Pilati’s designs will be featured in a dedicated print and outdoor campaign that will break in the lead-up to the product drop. The collection covers all product categories.
Jones has already unfurled projects with two other designers with whom he is very friendly — Donatella Versace and Marc Jacobs.
Pilati is best known for his tenures at the design helms of Yves Saint Laurent and Zegna. He has recently dabbled in furniture design alongside his Berlin-based fashion collection Random Identities.
The dapper Italian designer made a splash during Paris Fashion Week last June, taking in Jones’ spring 2024 men’s show for Dior and walking the runway for Pharrell Williams’ debut as menswear creative director at Louis Vuitton.
In the fall, Pilati rebooted his Random Identities label after a two-year hiatus and lined up a like-minded distribution partner in Dover Street Market Paris.
Random Identities was boundary-breaking when it was unveiled in 2018, initially as a joint venture with Canadian online retailer Ssense.

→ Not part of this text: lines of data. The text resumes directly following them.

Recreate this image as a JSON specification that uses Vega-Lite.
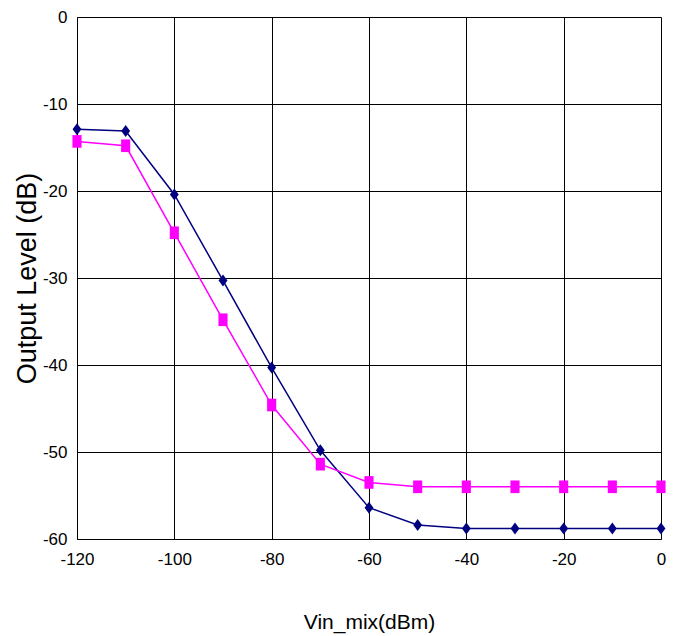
{
  "$schema": "https://vega.github.io/schema/vega-lite/v6.json",
  "autosize": "none",
  "width": 584,
  "height": 522,
  "padding": {"left": 77, "top": 17, "right": 23, "bottom": 97},
  "background": "white",
  "config": {
    "view": {"stroke": null},
    "axis": {
      "labelFont": "Liberation Sans, Arial",
      "labelColor": "#000",
      "titleColor": "#000",
      "gridColor": "#000",
      "gridOpacity": 1,
      "gridWidth": 1,
      "domainColor": "#000",
      "domainWidth": 1,
      "ticks": false,
      "labelFlush": false,
      "labelExpr": "toString(datum.value)",
      "titleFontWeight": "normal"
    }
  },
  "data": {
    "values": [
      {"vin": -120, "level": -12.9, "series": "FILSEL=\"L\""},
      {"vin": -110, "level": -13.1, "series": "FILSEL=\"L\""},
      {"vin": -100, "level": -20.4, "series": "FILSEL=\"L\""},
      {"vin": -90, "level": -30.3, "series": "FILSEL=\"L\""},
      {"vin": -80, "level": -40.3, "series": "FILSEL=\"L\""},
      {"vin": -70, "level": -49.8, "series": "FILSEL=\"L\""},
      {"vin": -60, "level": -56.4, "series": "FILSEL=\"L\""},
      {"vin": -50, "level": -58.4, "series": "FILSEL=\"L\""},
      {"vin": -40, "level": -58.8, "series": "FILSEL=\"L\""},
      {"vin": -30, "level": -58.8, "series": "FILSEL=\"L\""},
      {"vin": -20, "level": -58.8, "series": "FILSEL=\"L\""},
      {"vin": -10, "level": -58.8, "series": "FILSEL=\"L\""},
      {"vin": 0, "level": -58.8, "series": "FILSEL=\"L\""},
      {"vin": -120, "level": -14.3, "series": "FILSEL=\"H\""},
      {"vin": -110, "level": -14.8, "series": "FILSEL=\"H\""},
      {"vin": -100, "level": -24.8, "series": "FILSEL=\"H\""},
      {"vin": -90, "level": -34.8, "series": "FILSEL=\"H\""},
      {"vin": -80, "level": -44.6, "series": "FILSEL=\"H\""},
      {"vin": -70, "level": -51.4, "series": "FILSEL=\"H\""},
      {"vin": -60, "level": -53.5, "series": "FILSEL=\"H\""},
      {"vin": -50, "level": -54.0, "series": "FILSEL=\"H\""},
      {"vin": -40, "level": -54.0, "series": "FILSEL=\"H\""},
      {"vin": -30, "level": -54.0, "series": "FILSEL=\"H\""},
      {"vin": -20, "level": -54.0, "series": "FILSEL=\"H\""},
      {"vin": -10, "level": -54.0, "series": "FILSEL=\"H\""},
      {"vin": 0, "level": -54.0, "series": "FILSEL=\"H\""}
    ]
  },
  "layer": [
    {
      "mark": {"type": "line", "strokeWidth": 1.5},
      "encoding": {
        "x": {
          "field": "vin",
          "type": "quantitative",
          "scale": {"domain": [-120, 0], "nice": false, "zero": false},
          "axis": {
            "values": [-120, -100, -80, -60, -40, -20, 0],
            "title": "Vin_mix(dBm)",
            "labelFontSize": 17,
            "labelPadding": 12,
            "titleFont": "Liberation Sans, Arial",
            "titleFontSize": 21,
            "titleBaseline": "alphabetic",
            "titleY": 89
          }
        },
        "y": {
          "field": "level",
          "type": "quantitative",
          "scale": {"domain": [-60, 0], "nice": false, "zero": false},
          "axis": {
            "values": [-60, -50, -40, -30, -20, -10, 0],
            "title": "Output Level (dB)",
            "labelFontSize": 17,
            "labelPadding": 10,
            "titleFont": "Liberation Sans, Arial",
            "titleFontSize": 27,
            "titleBaseline": "alphabetic",
            "titleX": -42
          }
        },
        "stroke": {
          "field": "series",
          "type": "nominal",
          "scale": {"domain": ["FILSEL=\"L\"", "FILSEL=\"H\""], "range": ["#000080", "#FF00FF"]},
          "legend": null
        }
      }
    },
    {
      "mark": {"type": "point", "filled": true, "opacity": 1, "size": 160},
      "encoding": {
        "x": {"field": "vin", "type": "quantitative"},
        "y": {"field": "level", "type": "quantitative"},
        "color": {
          "field": "series",
          "type": "nominal",
          "scale": {"domain": ["FILSEL=\"L\"", "FILSEL=\"H\""], "range": ["#000080", "#FF00FF"]}
        },
        "shape": {
          "field": "series",
          "type": "nominal",
          "scale": {
            "domain": ["FILSEL=\"L\"", "FILSEL=\"H\""],
            "range": ["M0,-0.95L0.7,0L0,0.95L-0.7,0Z", "M-0.72,-1H0.72V1H-0.72Z"]
          },
          "legend": {
            "orient": "right",
            "offset": -217,
            "title": "\u00a0",
            "titleFontSize": 10,
            "titlePadding": 192,
            "symbolSize": 144,
            "labelFont": "Liberation Sans, Arial",
            "labelFontSize": 21,
            "labelColor": "#000",
            "labelOffset": 20,
            "rowPadding": 22
          }
        }
      }
    }
  ]
}
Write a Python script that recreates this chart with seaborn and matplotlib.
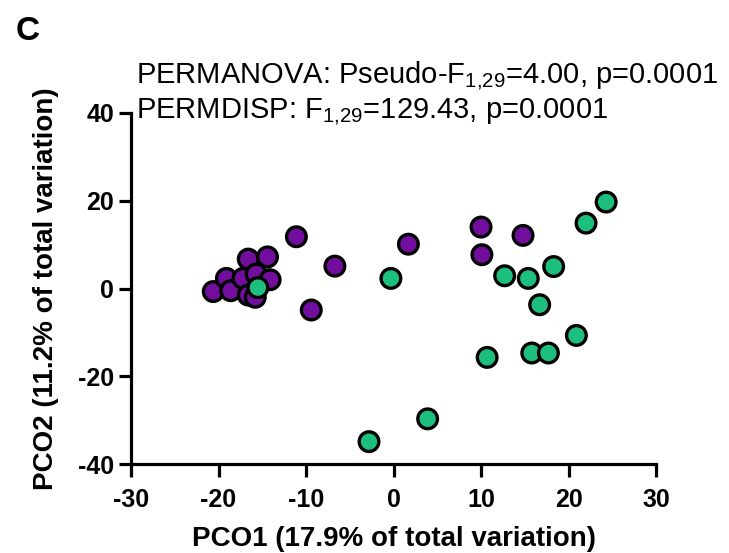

Genderless, seasonless and luxurious, but at a contemporary price point, it draws on gay and club culture in Berlin, where Pilati has based himself since leaving Zegna in 2016 following a three-year stint.
His Friends of Fendi collection reflects his more freewheeling approach, combining “the rigor and structure of a masculine world” with feminine lines, particularly in the tailoring, according to the house.
Pilati came to international prominence when he succeeded Tom Ford at Saint Laurent, where he served as creative director from 2004 to 2012. Earlier in his career he worked in senior design and fabric development positions for a number of Italian fashion houses, including Miu Miu, Prada and Giorgio Armani.
Jones, who joined Fendi in September 2020, wasted little time in pursuing collaborations and in September 2021 unveiled a full-scale brand swap with Versace.
Last year he tapped Jacobs to create a collection within spring 2023 Fendi women’s collection that was shown during New York Fashion Week and also teamed with Tiffany & Co. for special Baguette handbags.